Jacques Offenbach was a German-born French composer, cellist, and impresario, renowned for his contributions to the development of operetta.
- Born: June 20, 1819, in Cologne, Prussia (now Germany)
- Died: October 5, 1880, in Paris, France
Offenbach showed early musical talent and was accepted as a student at the Paris Conservatoire at the age of 14. However, he found academic study unfulfilling and left after a year, but remained in Paris. From 1835 to 1855, he earned his living as a cellist, achieving international fame, and as a conductor. His ambition was to compose comic pieces for the musical theatre.
In 1855, finding the management of Paris’s Opéra-Comique company uninterested in staging his works, Offenbach leased a small theatre in the Champs-Élysées. There, he presented a series of more than two dozen of his own small-scale pieces, many of which became popular. His first full-length operetta, “Orphée aux enfers” (“Orpheus in the Underworld”), produced in 1858 with its celebrated can-can, was exceptionally well received and has remained his most played work.
During the 1860s, he produced at least eighteen full-length operettas, including “La belle Hélène” (1864), “La Vie parisienne” (1866), “La Grande-Duchesse de Gérolstein” (1867), and “La Périchole” (1868). The risqué humor and mostly gentle satiric barbs in these pieces, along with Offenbach’s facility for melody, made them internationally known.
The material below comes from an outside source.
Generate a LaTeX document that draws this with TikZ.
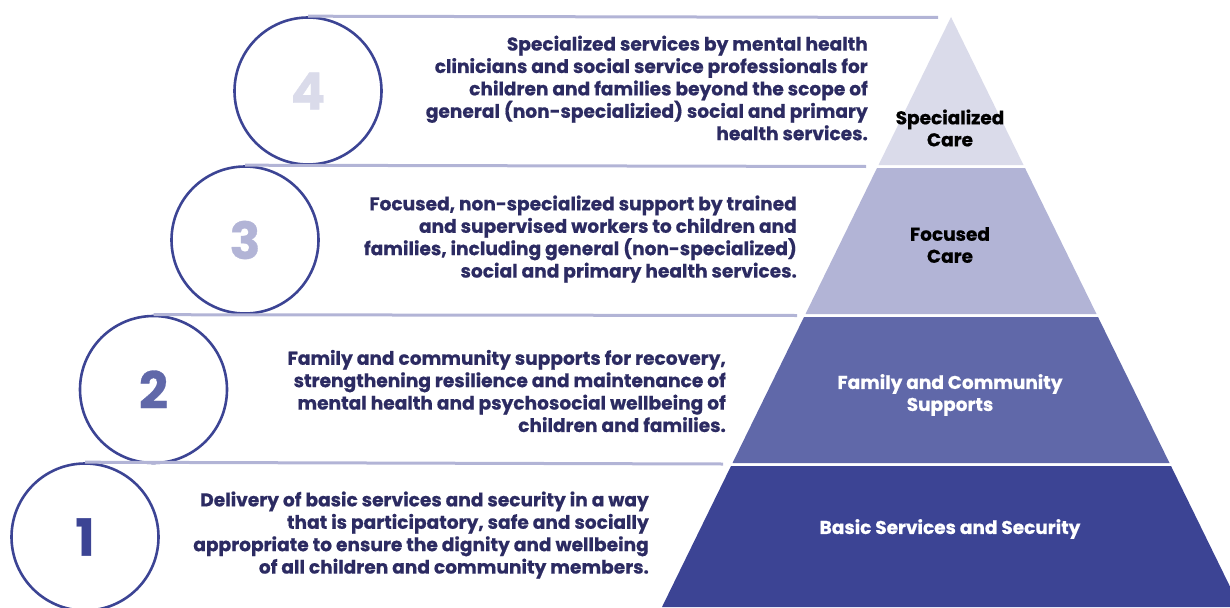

Offenbach became associated with the Second French Empire of Napoleon III, who personally granted him French citizenship and the Légion d’honneur. However, with the outbreak of the Franco-Prussian War in 1870, and the fall of the empire, Offenbach found himself out of favor in Paris due to his imperial connections and his German birth. Despite this, he remained successful in Vienna, London, and New York.
In his last years, he strove to finish “The Tales of Hoffmann,” but died before the premiere of the opera, which has entered the standard repertory in versions completed or edited by other musicians12. Offenbach’s legacy includes nearly 100 operettas and the influential opera “The Tales of Hoffmann,” which continues to be a part of the standard opera repertory.